The timing of this announcement reflects broader industry trends where cloud providers are increasingly developing proprietary chips to reduce dependence on external suppliers and improve margins. Microsoft, Google, and other hyperscalers have similarly invested in custom silicon, but Amazon’s willingness to sell these chips externally demonstrates confidence in their competitive capabilities. The move also addresses a critical market need: as demand for AI computing resources continues to surge, customers are seeking alternatives to Nvidia’s expensive GPUs, creating an opening for cost-effective alternatives with comparable performance.

However, Amazon faces substantial challenges in executing this strategy. Nvidia commands approximately 80-90% of the AI chip market and benefits from strong customer relationships, software ecosystem maturity, and proven reliability in production environments. AWS must convince data center operators that its chips offer sufficient advantages—whether through performance, cost, or custom optimization—to justify switching from established suppliers. Additionally, the company must navigate complex technical requirements and customer support expectations while competing against a well-entrenched incumbent.

The negotiations AWS is conducting with external data centers will serve as a critical test case for this strategy. Success could unlock substantial revenue streams and reduce Amazon’s reliance on Nvidia for its own infrastructure needs. It would also signal a significant market correction, as customers gain genuine alternatives in the AI chip sector.

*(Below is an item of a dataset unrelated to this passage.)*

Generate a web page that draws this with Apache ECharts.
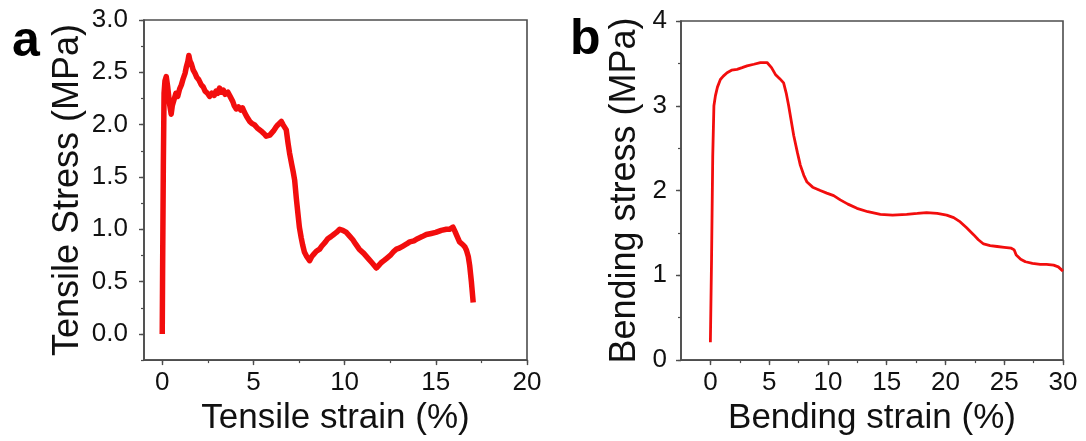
<!DOCTYPE html>
<html>
<head>
<meta charset="utf-8">
<script src="https://cdn.jsdelivr.net/npm/echarts@6/dist/echarts.min.js"></script>
<style>
html,body{margin:0;padding:0;background:#fff;}
#chart{width:1086px;height:441px;}
</style>
</head>
<body>
<div id="chart"></div>
<script>
// ---- Data ----
const tensileStrain = [
  0, 0.02, 0.06, 0.1, 0.15, 0.22, 0.3, 0.4, 0.49, 0.55,
  0.65, 0.75, 0.85, 0.95, 1.05, 1.15, 1.25, 1.32, 1.4, 1.46,
  1.52, 1.6, 1.7, 1.8, 1.9, 2.0, 2.14, 2.25, 2.35, 2.48,
  2.6, 2.72, 2.85, 2.95, 3.05, 3.14, 3.25, 3.35, 3.45, 3.6,
  3.72, 3.87, 3.95, 4.06, 4.18, 4.3, 4.4, 4.5, 4.62, 4.8,
  4.92, 5.05, 5.2, 5.34, 5.48, 5.6, 5.7, 5.8, 5.9, 6.0,
  6.1, 6.16, 6.25, 6.35, 6.45, 6.53, 6.62, 6.7, 6.8, 6.9,
  6.98, 7.1, 7.18, 7.26, 7.35, 7.44, 7.52, 7.62, 7.7, 7.8,
  7.92, 8.08, 8.2, 8.3, 8.45, 8.63, 8.75, 8.85, 8.95, 9.08,
  9.25, 9.4, 9.55, 9.73, 9.9, 10.1, 10.25, 10.45, 10.6, 10.8,
  11.05, 11.3, 11.5, 11.74, 11.85, 12.0, 12.15, 12.29, 12.5, 12.7,
  12.84, 13.0, 13.2, 13.4, 13.57, 13.8, 14.0, 14.25, 14.48, 14.75,
  15.0, 15.3, 15.58, 15.75, 15.94, 16.05, 16.15, 16.3, 16.4, 16.5,
  16.6, 16.68, 16.78, 16.86, 16.95, 17.0, 17.05
];
const tensileStress = [
  0, 0.6, 1.6, 2.3, 2.42, 2.46, 2.36, 2.2, 2.1, 2.18,
  2.24, 2.3, 2.27, 2.34, 2.38, 2.44, 2.49, 2.55, 2.6, 2.66,
  2.61, 2.58, 2.52, 2.49, 2.45, 2.43, 2.38, 2.36, 2.32, 2.3,
  2.27, 2.3, 2.28, 2.32, 2.3, 2.35, 2.31, 2.33, 2.29, 2.31,
  2.27, 2.22, 2.18, 2.15, 2.17, 2.14, 2.16, 2.12, 2.08, 2.03,
  2.01, 2.0, 1.97, 1.95, 1.93, 1.91, 1.89, 1.88, 1.9, 1.91,
  1.94, 1.95, 1.98, 2.0, 1.99, 2.03, 2.0, 2.0, 1.95, 1.82,
  1.73, 1.62, 1.55, 1.47, 1.3, 1.15, 1.02, 0.92, 0.85, 0.78,
  0.74, 0.7, 0.74, 0.76, 0.79, 0.81, 0.84, 0.86, 0.88, 0.91,
  0.93, 0.95, 0.97, 1.0, 0.99, 0.97, 0.94, 0.9, 0.86, 0.81,
  0.77, 0.72, 0.68, 0.63, 0.65, 0.68, 0.7, 0.72, 0.75, 0.79,
  0.81, 0.82, 0.84, 0.86, 0.88, 0.89, 0.91, 0.93, 0.95, 0.96,
  0.97, 0.99, 1.0, 1.0, 1.02, 0.98, 0.94, 0.88, 0.87, 0.85,
  0.83, 0.8, 0.74, 0.65, 0.5, 0.4, 0.3
];

const bendingStrain = [0, 0.1, 0.2, 0.3, 0.43, 0.6, 0.85, 1.1, 1.42, 1.8, 2.27, 2.7, 3.12, 3.7, 4.25, 4.82, 5.2, 5.53, 5.9, 6.23, 6.45, 6.66, 7.09, 7.4, 7.65, 7.95, 8.22, 8.7, 9.35, 9.9, 10.49, 11.05, 11.7, 12.47, 13.4, 14.46, 15.5, 16.7, 17.6, 18.4, 19.3, 20.1, 20.7, 21.26, 21.8, 22.39, 22.8, 23.24, 23.8, 24.4, 25.0, 25.6, 25.85, 26.02, 26.4, 26.8, 27.4, 28.06, 28.6, 29.2, 29.6, 30];
const bendingStress = [0.21, 1.2, 2.4, 3.0, 3.12, 3.22, 3.31, 3.35, 3.39, 3.42, 3.43, 3.45, 3.47, 3.49, 3.51, 3.51, 3.45, 3.37, 3.32, 3.27, 3.15, 3.0, 2.65, 2.45, 2.3, 2.18, 2.1, 2.04, 2.0, 1.97, 1.94, 1.89, 1.84, 1.79, 1.75, 1.72, 1.71, 1.72, 1.73, 1.74, 1.73, 1.71, 1.68, 1.63, 1.56, 1.48, 1.42, 1.37, 1.35, 1.34, 1.33, 1.32, 1.3, 1.24, 1.19, 1.16, 1.14, 1.13, 1.13, 1.12, 1.1, 1.05];

// tick labels / tick positions
const tensileXTicks = [0, 5, 10, 15, 20];
const tensileXMinor = [0, 2.5, 5, 7.5, 10, 12.5, 15, 17.5, 20];
const tensileYTicks = [0, 0.5, 1.0, 1.5, 2.0, 2.5, 3.0];
const tensileYMinor = [-0.25, 0, 0.25, 0.5, 0.75, 1.0, 1.25, 1.5, 1.75, 2.0, 2.25, 2.5, 2.75, 3.0];
const bendingXTicks = [0, 5, 10, 15, 20, 25, 30];
const bendingXMinor = [0, 2.5, 5, 7.5, 10, 12.5, 15, 17.5, 20, 22.5, 25, 27.5, 30];
const bendingYTicks = [0, 1, 2, 3, 4];
const bendingYMinor = [0, 0.5, 1, 1.5, 2, 2.5, 3, 3.5, 4];

const FONT = '"Liberation Sans", Arial, Helvetica, sans-serif';
const AXIS_COLOR = '#4d4d4d';
const RED = '#f20d0d';

function zip(a, b) { return a.map((v, i) => [v, b[i]]); }

function mainAxis(gridIndex, min, max, ticks, labelFmt, name, nameGap, labelMargin, isY, nameSize) {
  return {
    type: 'value', gridIndex, min, max,
    position: isY ? 'left' : 'bottom',
    name, nameLocation: 'middle', nameGap,
    nameTextStyle: { fontFamily: FONT, fontSize: nameSize, color: '#111' },
    axisLine: { show: true, onZero: false, lineStyle: { color: AXIS_COLOR, width: 1.6 } },
    axisTick: { show: true, inside: false, length: 5, customValues: ticks, lineStyle: { color: AXIS_COLOR, width: 1.4 } },
    axisLabel: { show: true, customValues: ticks, formatter: labelFmt, margin: labelMargin,
      fontFamily: FONT, fontSize: 26, color: '#111' },
    splitLine: { show: false }
  };
}
function minorAxis(gridIndex, min, max, ticks, isY) {
  return {
    type: 'value', gridIndex, min, max,
    position: isY ? 'left' : 'bottom',
    axisLine: { show: false, onZero: false },
    axisTick: { show: true, inside: false, length: 3, customValues: ticks, lineStyle: { color: AXIS_COLOR, width: 1.2 } },
    axisLabel: { show: false },
    splitLine: { show: false }
  };
}

const chart = echarts.init(document.getElementById('chart'), null, { renderer: 'canvas' });
chart.setOption({
  animation: false,
  backgroundColor: '#fff',
  grid: [
    { left: 144, top: 20, width: 383, height: 343, show: true, borderColor: AXIS_COLOR, borderWidth: 1.6, backgroundColor: 'transparent' },
    { left: 681, top: 21, width: 382, height: 342, show: true, borderColor: AXIS_COLOR, borderWidth: 1.6, backgroundColor: 'transparent' }
  ],
  xAxis: [
    mainAxis(0, -1, 20, tensileXTicks, v => String(v), 'Tensile strain (%)', 40, 10, false, 35),
    mainAxis(1, -2.5, 30, bendingXTicks, v => String(v), 'Bending strain (%)', 40, 10, false, 35),
    minorAxis(0, -1, 20, tensileXMinor, false),
    minorAxis(1, -2.5, 30, bendingXMinor, false)
  ],
  yAxis: [
    mainAxis(0, -0.25, 3, tensileYTicks, v => v.toFixed(1), 'Tensile Stress (MPa)', 58, 16, true, 36),
    mainAxis(1, 0, 4, bendingYTicks, v => String(v), 'Bending stress (MPa)', 38, 14, true, 36),
    minorAxis(0, -0.25, 3, tensileYMinor, true),
    minorAxis(1, 0, 4, bendingYMinor, true)
  ],
  graphic: [
    { type: 'text', left: 12, top: 17, style: { text: 'a', fontFamily: FONT, fontWeight: 'bold', fontSize: 50, fill: '#000' } },
    { type: 'text', left: 570, top: 15, style: { text: 'b', fontFamily: FONT, fontWeight: 'bold', fontSize: 50, fill: '#000' } }
  ],
  series: [
    { type: 'line', xAxisIndex: 0, yAxisIndex: 0, data: zip(tensileStrain, tensileStress), showSymbol: false, symbol: 'none',
      lineStyle: { color: RED, width: 5.5, join: 'round' }, clip: true },
    { type: 'line', xAxisIndex: 1, yAxisIndex: 1, data: zip(bendingStrain, bendingStress), showSymbol: false, symbol: 'none',
      lineStyle: { color: RED, width: 2.8 }, clip: true }
  ]
});
</script>
</body>
</html>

The coming months will reveal whether AWS can successfully transform its internal chip capabilities into a compelling external business offering.

What This Means For You: If you’re invested in cloud infrastructure, semiconductor, or AI-focused companies, this development suggests increasing competition and pricing pressure in the chip market. For customers relying on AI infrastructure, expanded chip options from major cloud providers could mean lower costs and more negotiating power. However, the success of this initiative remains uncertain, and Nvidia’s dominance is unlikely to be disrupted overnight. Investors should monitor AWS’s data center negotiations closely as a bellwether for whether proprietary chips can truly challenge Nvidia’s market leadership.